WRITTEN INSTRUCTION
Copy every line that contains the string "this" from the entries below.

*** EXTRACTED INFORMATION ***

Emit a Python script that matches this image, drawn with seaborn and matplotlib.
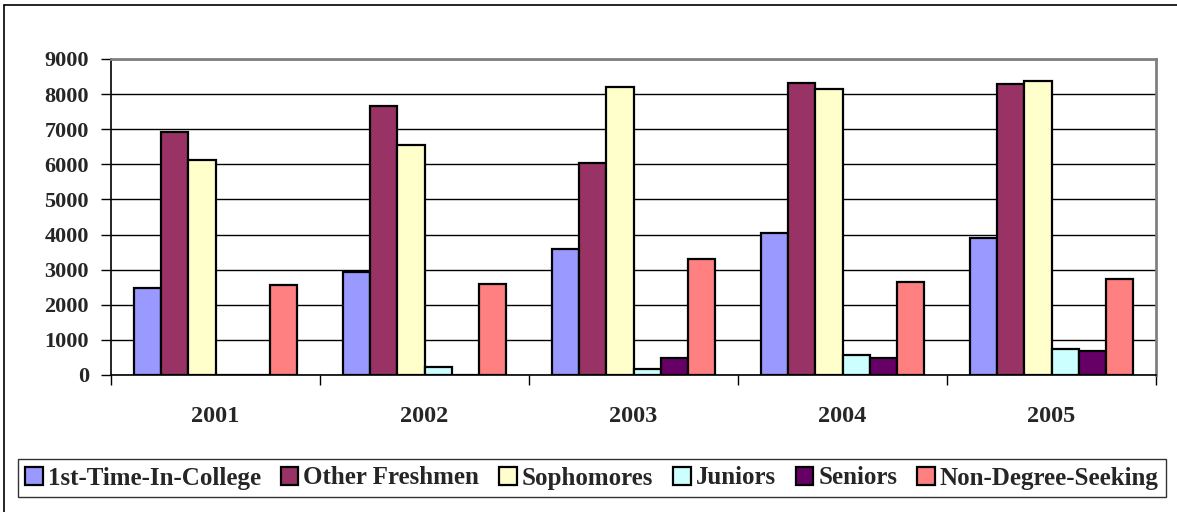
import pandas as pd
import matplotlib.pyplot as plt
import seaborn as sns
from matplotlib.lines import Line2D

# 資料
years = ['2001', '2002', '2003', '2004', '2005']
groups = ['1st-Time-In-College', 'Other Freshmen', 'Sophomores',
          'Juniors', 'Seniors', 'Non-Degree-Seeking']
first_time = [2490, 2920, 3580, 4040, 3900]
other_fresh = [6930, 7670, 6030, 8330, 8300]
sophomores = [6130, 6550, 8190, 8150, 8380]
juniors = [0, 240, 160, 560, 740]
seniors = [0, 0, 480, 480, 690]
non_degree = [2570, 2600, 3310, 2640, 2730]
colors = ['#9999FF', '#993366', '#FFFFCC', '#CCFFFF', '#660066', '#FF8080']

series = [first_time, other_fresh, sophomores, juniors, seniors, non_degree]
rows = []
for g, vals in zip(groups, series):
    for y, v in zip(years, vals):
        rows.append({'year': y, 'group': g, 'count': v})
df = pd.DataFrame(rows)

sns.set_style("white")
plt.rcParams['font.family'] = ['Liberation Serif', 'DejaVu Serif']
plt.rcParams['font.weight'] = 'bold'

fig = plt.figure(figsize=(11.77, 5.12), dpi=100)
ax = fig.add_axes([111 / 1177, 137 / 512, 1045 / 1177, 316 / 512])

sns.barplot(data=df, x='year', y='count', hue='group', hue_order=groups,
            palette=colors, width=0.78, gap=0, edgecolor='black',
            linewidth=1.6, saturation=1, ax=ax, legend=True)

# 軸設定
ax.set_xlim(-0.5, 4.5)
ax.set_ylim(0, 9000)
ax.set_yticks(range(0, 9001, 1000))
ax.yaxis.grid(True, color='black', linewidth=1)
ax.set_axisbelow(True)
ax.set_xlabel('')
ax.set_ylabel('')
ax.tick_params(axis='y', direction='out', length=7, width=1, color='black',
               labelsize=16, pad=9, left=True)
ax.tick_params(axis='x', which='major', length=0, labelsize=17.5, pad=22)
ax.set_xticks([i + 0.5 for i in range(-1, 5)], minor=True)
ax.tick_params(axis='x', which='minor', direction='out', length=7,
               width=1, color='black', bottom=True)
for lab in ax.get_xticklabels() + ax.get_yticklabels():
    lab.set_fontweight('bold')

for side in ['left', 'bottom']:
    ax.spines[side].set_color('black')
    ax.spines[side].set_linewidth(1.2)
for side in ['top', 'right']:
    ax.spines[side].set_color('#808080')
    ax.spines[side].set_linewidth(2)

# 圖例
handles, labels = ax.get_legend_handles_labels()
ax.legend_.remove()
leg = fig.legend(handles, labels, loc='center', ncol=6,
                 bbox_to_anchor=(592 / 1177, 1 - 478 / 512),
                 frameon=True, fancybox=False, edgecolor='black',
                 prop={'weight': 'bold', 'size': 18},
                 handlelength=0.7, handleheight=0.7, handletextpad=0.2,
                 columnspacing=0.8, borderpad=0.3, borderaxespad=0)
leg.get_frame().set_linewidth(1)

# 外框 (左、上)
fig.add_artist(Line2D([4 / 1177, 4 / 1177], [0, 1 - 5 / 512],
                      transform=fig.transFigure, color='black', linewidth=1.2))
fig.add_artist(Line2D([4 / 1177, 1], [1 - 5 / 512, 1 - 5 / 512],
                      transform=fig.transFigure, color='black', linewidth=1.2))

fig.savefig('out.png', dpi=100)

***
*** EXTRACTED INFORMATION ***

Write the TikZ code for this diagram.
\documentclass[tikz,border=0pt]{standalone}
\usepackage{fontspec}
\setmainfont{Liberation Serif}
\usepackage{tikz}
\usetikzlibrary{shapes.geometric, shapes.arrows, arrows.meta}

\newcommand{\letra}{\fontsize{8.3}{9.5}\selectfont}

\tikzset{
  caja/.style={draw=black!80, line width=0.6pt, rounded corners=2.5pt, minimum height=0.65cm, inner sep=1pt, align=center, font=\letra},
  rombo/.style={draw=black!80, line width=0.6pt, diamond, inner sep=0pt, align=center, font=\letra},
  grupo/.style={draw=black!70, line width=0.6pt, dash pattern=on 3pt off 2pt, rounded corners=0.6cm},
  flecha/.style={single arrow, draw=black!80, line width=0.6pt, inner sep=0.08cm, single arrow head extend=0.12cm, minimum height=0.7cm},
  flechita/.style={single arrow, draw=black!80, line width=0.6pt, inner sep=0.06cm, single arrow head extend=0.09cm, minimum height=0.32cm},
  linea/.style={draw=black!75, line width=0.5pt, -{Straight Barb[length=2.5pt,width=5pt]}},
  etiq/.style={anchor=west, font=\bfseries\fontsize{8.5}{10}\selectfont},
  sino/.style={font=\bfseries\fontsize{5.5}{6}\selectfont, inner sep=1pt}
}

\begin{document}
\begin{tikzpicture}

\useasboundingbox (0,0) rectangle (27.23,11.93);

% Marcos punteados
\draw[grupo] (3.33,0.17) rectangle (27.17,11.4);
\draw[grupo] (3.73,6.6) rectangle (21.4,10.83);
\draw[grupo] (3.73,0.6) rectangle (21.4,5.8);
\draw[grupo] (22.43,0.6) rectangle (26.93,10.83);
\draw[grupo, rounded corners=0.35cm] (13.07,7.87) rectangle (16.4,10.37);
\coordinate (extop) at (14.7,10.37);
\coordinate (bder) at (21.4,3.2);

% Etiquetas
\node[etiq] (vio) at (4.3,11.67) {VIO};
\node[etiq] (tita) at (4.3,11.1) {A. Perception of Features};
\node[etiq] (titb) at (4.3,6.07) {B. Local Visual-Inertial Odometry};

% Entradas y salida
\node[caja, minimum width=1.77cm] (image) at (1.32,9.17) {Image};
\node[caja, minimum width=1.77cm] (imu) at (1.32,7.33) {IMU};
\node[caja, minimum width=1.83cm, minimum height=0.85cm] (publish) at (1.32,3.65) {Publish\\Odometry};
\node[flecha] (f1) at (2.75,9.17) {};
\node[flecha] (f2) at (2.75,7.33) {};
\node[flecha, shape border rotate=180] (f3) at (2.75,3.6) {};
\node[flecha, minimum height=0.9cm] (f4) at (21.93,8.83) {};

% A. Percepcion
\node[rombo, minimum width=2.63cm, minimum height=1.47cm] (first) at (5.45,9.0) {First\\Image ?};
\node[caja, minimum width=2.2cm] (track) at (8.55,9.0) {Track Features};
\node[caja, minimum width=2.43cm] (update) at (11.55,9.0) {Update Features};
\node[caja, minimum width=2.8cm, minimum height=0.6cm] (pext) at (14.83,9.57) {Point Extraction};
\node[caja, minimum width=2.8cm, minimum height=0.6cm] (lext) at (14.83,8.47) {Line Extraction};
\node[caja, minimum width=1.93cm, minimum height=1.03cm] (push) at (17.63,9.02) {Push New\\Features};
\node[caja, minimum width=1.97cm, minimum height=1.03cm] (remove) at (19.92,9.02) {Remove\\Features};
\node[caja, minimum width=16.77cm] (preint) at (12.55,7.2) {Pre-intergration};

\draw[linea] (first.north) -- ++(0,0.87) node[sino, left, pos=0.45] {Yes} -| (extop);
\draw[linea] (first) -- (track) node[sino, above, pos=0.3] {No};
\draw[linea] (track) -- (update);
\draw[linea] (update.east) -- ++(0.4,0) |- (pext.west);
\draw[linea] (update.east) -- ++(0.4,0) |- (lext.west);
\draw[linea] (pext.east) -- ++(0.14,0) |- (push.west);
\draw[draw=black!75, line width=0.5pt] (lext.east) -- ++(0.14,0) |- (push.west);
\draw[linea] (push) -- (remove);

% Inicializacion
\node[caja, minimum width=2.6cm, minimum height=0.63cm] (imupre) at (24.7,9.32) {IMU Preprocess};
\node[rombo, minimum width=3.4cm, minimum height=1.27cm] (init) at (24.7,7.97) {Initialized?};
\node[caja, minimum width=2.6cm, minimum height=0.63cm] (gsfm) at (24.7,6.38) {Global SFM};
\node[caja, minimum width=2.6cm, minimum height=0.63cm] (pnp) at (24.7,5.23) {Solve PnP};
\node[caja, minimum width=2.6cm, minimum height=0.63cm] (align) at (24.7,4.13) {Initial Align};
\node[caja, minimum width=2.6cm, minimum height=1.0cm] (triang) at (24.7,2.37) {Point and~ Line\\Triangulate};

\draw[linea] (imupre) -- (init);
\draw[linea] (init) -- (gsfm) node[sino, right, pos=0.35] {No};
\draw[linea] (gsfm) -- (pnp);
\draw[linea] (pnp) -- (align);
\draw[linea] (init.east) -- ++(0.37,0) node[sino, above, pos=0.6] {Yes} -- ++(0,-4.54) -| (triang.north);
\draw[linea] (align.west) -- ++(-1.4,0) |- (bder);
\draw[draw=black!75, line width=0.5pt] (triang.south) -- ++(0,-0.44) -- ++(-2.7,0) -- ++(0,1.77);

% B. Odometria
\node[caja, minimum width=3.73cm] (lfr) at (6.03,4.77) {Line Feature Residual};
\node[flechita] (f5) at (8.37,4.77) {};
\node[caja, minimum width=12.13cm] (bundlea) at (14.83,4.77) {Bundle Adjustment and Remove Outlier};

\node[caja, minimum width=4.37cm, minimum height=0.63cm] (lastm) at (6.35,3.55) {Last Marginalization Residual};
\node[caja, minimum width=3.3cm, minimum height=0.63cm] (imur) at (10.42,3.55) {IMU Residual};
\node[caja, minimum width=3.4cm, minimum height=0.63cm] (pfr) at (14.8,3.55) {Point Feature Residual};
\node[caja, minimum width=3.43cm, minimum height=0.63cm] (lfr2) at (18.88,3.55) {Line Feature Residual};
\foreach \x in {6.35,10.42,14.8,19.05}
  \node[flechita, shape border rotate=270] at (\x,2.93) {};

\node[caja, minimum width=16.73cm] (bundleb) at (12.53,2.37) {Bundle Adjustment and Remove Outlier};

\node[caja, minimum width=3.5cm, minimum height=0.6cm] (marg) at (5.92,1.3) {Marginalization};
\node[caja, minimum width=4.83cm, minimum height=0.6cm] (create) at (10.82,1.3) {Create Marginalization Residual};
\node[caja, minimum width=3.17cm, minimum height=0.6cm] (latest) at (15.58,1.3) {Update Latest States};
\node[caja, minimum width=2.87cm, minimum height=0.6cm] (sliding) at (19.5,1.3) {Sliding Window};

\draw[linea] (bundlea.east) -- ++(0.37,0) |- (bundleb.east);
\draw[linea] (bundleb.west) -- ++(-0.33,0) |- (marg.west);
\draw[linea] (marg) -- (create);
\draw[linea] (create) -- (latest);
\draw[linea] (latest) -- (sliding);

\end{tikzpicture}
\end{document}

***

FULL SOLUTION
Emit a Python script that matches this image, drawn with seaborn and matplotlib.
Write the TikZ code for this diagram.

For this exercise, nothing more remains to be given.